One running challenge down, one still left to go. (I haven't gotten my final holiday running streak effort in yet, but I will after I post this!)
I wrapped up my 2012 running season with two very cold and shockingly, nauseatingly fast miles on New Year's Eve. That put me at 931 for the entire year, running and walking.
The night before that — New Year's Eve Eve — I went ice skating at Brenton Plaza with two good friends, one of whom is a natural athlete and the other of whom is, well, more like me. (However she can swim laps around the two of us, so it evens out.)
As natural athlete friend outpaced the two of us who were clinging desperately to the handrail, I found myself thinking: "This was an ill-advised decision for a runner who's just days from completing two challenges she's worked fairly diligently on ... "
But as I found my stride and completed a loop or two, I tried desperately not to jinx myself with thoughts of "wow, I haven't wiped out yet!" but rather "I wonder how far each loop is" and "Does this count toward my run streak?"

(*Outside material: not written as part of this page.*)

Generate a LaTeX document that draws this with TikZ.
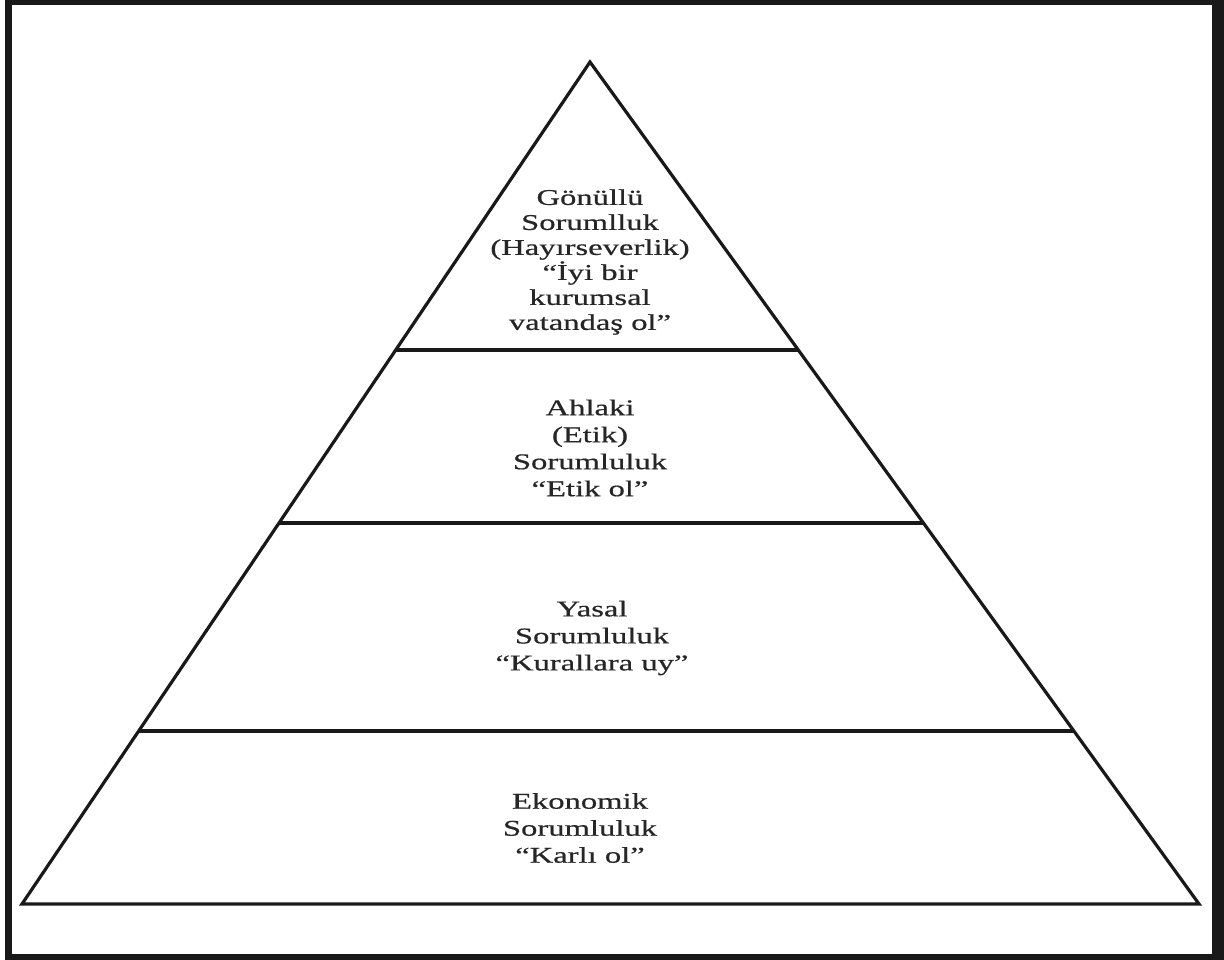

It was facetious, sort of; I'd argue that skating is more worthy of being counted than biking, which I definitely saw people doing and definitely am not bitter about.
Thinking back on it post-challenge, however, makes me vaguely nostalgic, because it's emblematic of 2012 for me: I spent the year focusing on mileage, asking my companions "How far do you think we walked around [insert outdoor event or city]?", re-creating the hike from Ogilvie Transportation Center to Chicago tourist attractions on MapMyRun, live-tracking a midparty liquor quest.
Can I quit measuring any move of significance, cold turkey? Can I stop demanding that someone else uncork wine because, after all, I walked 1.7 miles to get that wine to share with her?
I should probably say yes to the latter and no to the former. The race against the calendar lit a fire under me to keep active this year, but the takeaway — for a nonwinner — was ultimately a helpful reminder that the walking miles add up in an important way for fitness purposes.
But first comes a well-deserved and much-needed period of inactivity. That will be the true judge of how deeply the fitness-tracking bug bit me.